Question

How do you find a vector equation and parametric equations in t for the line through the point and perpendicular to the given plane. (P0 corresponds to t = 0.) P0 = (5, 0, 8) x + 2y + z = 9?

Answer 1

Vector Eqn. :`vecr=<5,0,8>+t*<1,2,1>,` `t in RR.`

Cartesian Eqn. : `x-5=y/2=z-8.`

Explanation:

Observe that the rqd.

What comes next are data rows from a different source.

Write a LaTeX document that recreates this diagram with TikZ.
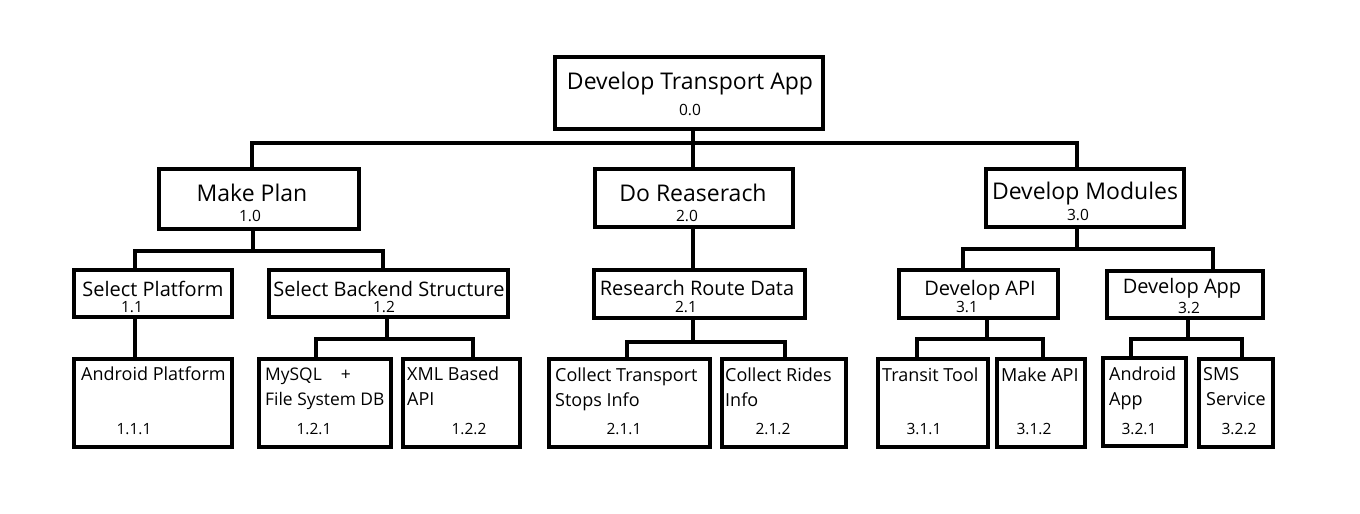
\documentclass[tikz,border=0pt]{standalone}
\usepackage{fontspec}
\setmainfont{Open Sans}
\newcommand\fbig{\fontsize{23}{28}\selectfont}
\newcommand\fsub{\fontsize{20}{25}\selectfont}
\newcommand\fmid{\fontsize{18}{25}\selectfont}
\newcommand\fsml{\fontsize{17.4}{25}\selectfont}
\newcommand\fnum{\fontsize{15.5}{18}\selectfont}
\newcommand\ml[1]{\begin{tabular}[t]{@{}l@{}}#1\end{tabular}}
\begin{document}
\begin{tikzpicture}[x=1pt,y=-1pt,
  bx/.style={draw, line width=4.5pt, rectangle, inner sep=0pt},
  conn/.style={line width=4.5pt},
  big/.style={font=\fbig, inner sep=0pt, anchor=base},
  sub/.style={font=\fsub, inner sep=0pt, anchor=base},
  midl/.style={font=\fmid, inner sep=0pt, anchor=base west},
  num/.style={font=\fnum, inner sep=0pt, anchor=base}]
\useasboundingbox (0,0) rectangle (1360,514);
% level 0
\node[bx, minimum width=268pt, minimum height=72pt] (root) at (689,93) {};
% level 1
\node[bx, minimum width=200pt, minimum height=60pt] (mp) at (259,199) {};
\node[bx, minimum width=198pt, minimum height=58pt] (dr) at (694,198) {};
\node[bx, minimum width=198pt, minimum height=58pt] (dm) at (1085,198) {};
% level 2
\node[bx, minimum width=158pt, minimum height=47pt] (sp) at (153,293.5) {};
\node[bx, minimum width=239pt, minimum height=47pt] (sb) at (388.5,293.5) {};
\node[bx, minimum width=211pt, minimum height=48pt] (rr) at (699.5,294) {};
\node[bx, minimum width=159pt, minimum height=48pt] (da) at (978.5,294) {};
\node[bx, minimum width=156pt, minimum height=47pt] (dp) at (1185,294.5) {};
% level 3
\node[bx, minimum width=158pt, minimum height=88pt] (ap) at (153,403) {};
\node[bx, minimum width=132pt, minimum height=88pt] (my) at (325,403) {};
\node[bx, minimum width=117pt, minimum height=88pt] (xm) at (461.5,403) {};
\node[bx, minimum width=161pt, minimum height=88pt] (ct) at (629.5,403) {};
\node[bx, minimum width=124pt, minimum height=88pt] (cr) at (784,403) {};
\node[bx, minimum width=110pt, minimum height=88pt] (tt) at (933,403) {};
\node[bx, minimum width=88pt, minimum height=88pt] (ma) at (1041,403) {};
\node[bx, minimum width=83pt, minimum height=88pt] (aa) at (1144.5,402) {};
\node[bx, minimum width=74pt, minimum height=88pt] (sm) at (1236,403) {};
% texts
\node[big] (t0) at (690,89) {Develop Transport App};
\node[num] (n0) at (690,115) {0.0};
\node[big] (t1) at (252,201) {Make Plan};
\node[num] (n1) at (250,221) {1.0};
\node[big] (t2) at (693,201) {Do Reaserach};
\node[num] (n2) at (687,221) {2.0};
\node[big] (t3) at (1085,199) {Develop Modules};
\node[num] (n3) at (1078,220) {3.0};
\node[sub] (t11) at (153,296) {Select Platform};
\node[num] (n11) at (132,312) {1.1};
\node[sub] (t12) at (389,296) {Select Backend Structure};
\node[num] (n12) at (384,312) {1.2};
\node[sub] (t21) at (697,295) {Research Route Data};
\node[num] (n21) at (686,312) {2.1};
\node[sub] (t31) at (980,295) {Develop API};
\node[num] (n31) at (967,312) {3.1};
\node[sub] (t32) at (1182,293) {Develop App};
\node[num] (n32) at (1189,313) {3.2};
\node[midl] (t111) at (81,380) {Android Platform};
\node[num] (n111) at (134,434) {1.1.1};
\node[midl, font=\fsml] (t121) at (265,380) {\ml{MySQL\hspace{19pt}+\\File System DB}};
\node[num] (n121) at (314,434) {1.2.1};
\node[midl] (t122) at (407,380) {\ml{XML Based\\API}};
\node[num] (n122) at (469,434) {1.2.2};
\node[midl] (t211) at (555,381) {\ml{Collect Transport\\Stops Info}};
\node[num] (n211) at (624,434) {2.1.1};
\node[midl] (t212) at (725,381) {\ml{Collect Rides\\Info}};
\node[num] (n212) at (773,434) {2.1.2};
\node[midl] (t311) at (882,381) {Transit Tool};
\node[num] (n311) at (924,434) {3.1.1};
\node[midl] (t312) at (1001,381) {Make API};
\node[num] (n312) at (1034,434) {3.1.2};
\node[midl] (t321) at (1109,380) {\ml{Android\\App}};
\node[num] (n321) at (1139,434) {3.2.1};
\node[midl] (t322) at (1203,380) {\ml{SMS\\\hspace{3pt}Service}};
\node[num] (n322) at (1239,434) {3.2.2};
% connectors
\coordinate (j0) at (693,143);
\coordinate (j0a) at (252,143);
\coordinate (j0b) at (1077,143);
\draw[conn] (root.south -| j0) -- (dr.north -| j0);
\draw[conn] (mp.north -| j0a) -- (j0a) -- (j0b) -- (dm.north -| j0b);
\coordinate (j1) at (253,251);
\coordinate (j1a) at (135,251);
\coordinate (j1b) at (383,251);
\draw[conn] (mp.south -| j1) -- (j1);
\draw[conn] (sp.north -| j1a) -- (j1a) -- (j1b) -- (sb.north -| j1b);
\draw[conn] (dr.south -| j0) -- (rr.north -| j0);
\coordinate (j3) at (1077,249);
\coordinate (j3a) at (963,249);
\coordinate (j3b) at (1213,249);
\draw[conn] (dm.south -| j3) -- (j3);
\draw[conn] (da.north -| j3a) -- (j3a) -- (j3b) -- (dp.north -| j3b);
\draw[conn] (sp.south -| j1a) -- (ap.north -| j1a);
\coordinate (j12) at (387,339);
\coordinate (j12a) at (316,339);
\coordinate (j12b) at (473,339);
\draw[conn] (sb.south -| j12) -- (j12);
\draw[conn] (my.north -| j12a) -- (j12a) -- (j12b) -- (xm.north -| j12b);
\coordinate (j21) at (693,342);
\coordinate (j21a) at (627,342);
\coordinate (j21b) at (785,342);
\draw[conn] (rr.south -| j21) -- (j21);
\draw[conn] (ct.north -| j21a) -- (j21a) -- (j21b) -- (cr.north -| j21b);
\coordinate (j31) at (987,339);
\coordinate (j31a) at (917,339);
\coordinate (j31b) at (1043,339);
\draw[conn] (da.south -| j31) -- (j31);
\draw[conn] (tt.north -| j31a) -- (j31a) -- (j31b) -- (ma.north -| j31b);
\coordinate (j32) at (1188,339);
\coordinate (j32a) at (1131,339);
\coordinate (j32b) at (1242,339);
\draw[conn] (dp.south -| j32) -- (j32);
\draw[conn] (aa.north -| j32a) -- (j32a) -- (j32b) -- (sm.north -| j32b);
\end{tikzpicture}
\end{document}
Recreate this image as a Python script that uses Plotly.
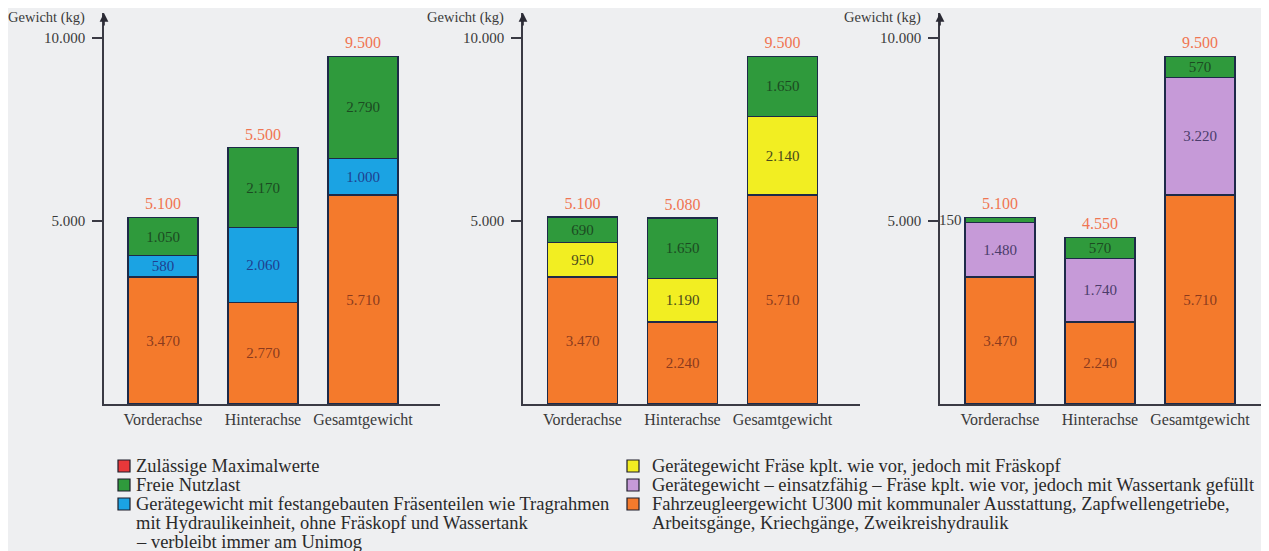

Line, say, `L` is perp. to the given plane `P : x+2y+z=9.`

So, the direction vector `vecl` of `L` has to be | | to the normal `vecn` of `P`. Here, `vecn = <1,2,1>.`

We choose, `vecl` = `vecn = <1,2,1>.`

Pt. `P_0=(5,0,8) in L.` [Given]

Now, vector eqn. of a line thro. pt. `A` (position vector `veca`) and having dir. along `vecl` is given by, `vecr=veca+t*vecl,` `t in RR.`

Hence, `L : vecr=<5,0,8>+t*<1,2,1>,` `t in RR.`

Its Cartesian Eqn., for #A=(x_1,y_1,z_1), & vecl = (g,f,h)# is given by,

`(x-x_1)/g=(y-y_1)/f=(z-z_1)/h.`

In our case, `L : x-5=y/2=z-8.`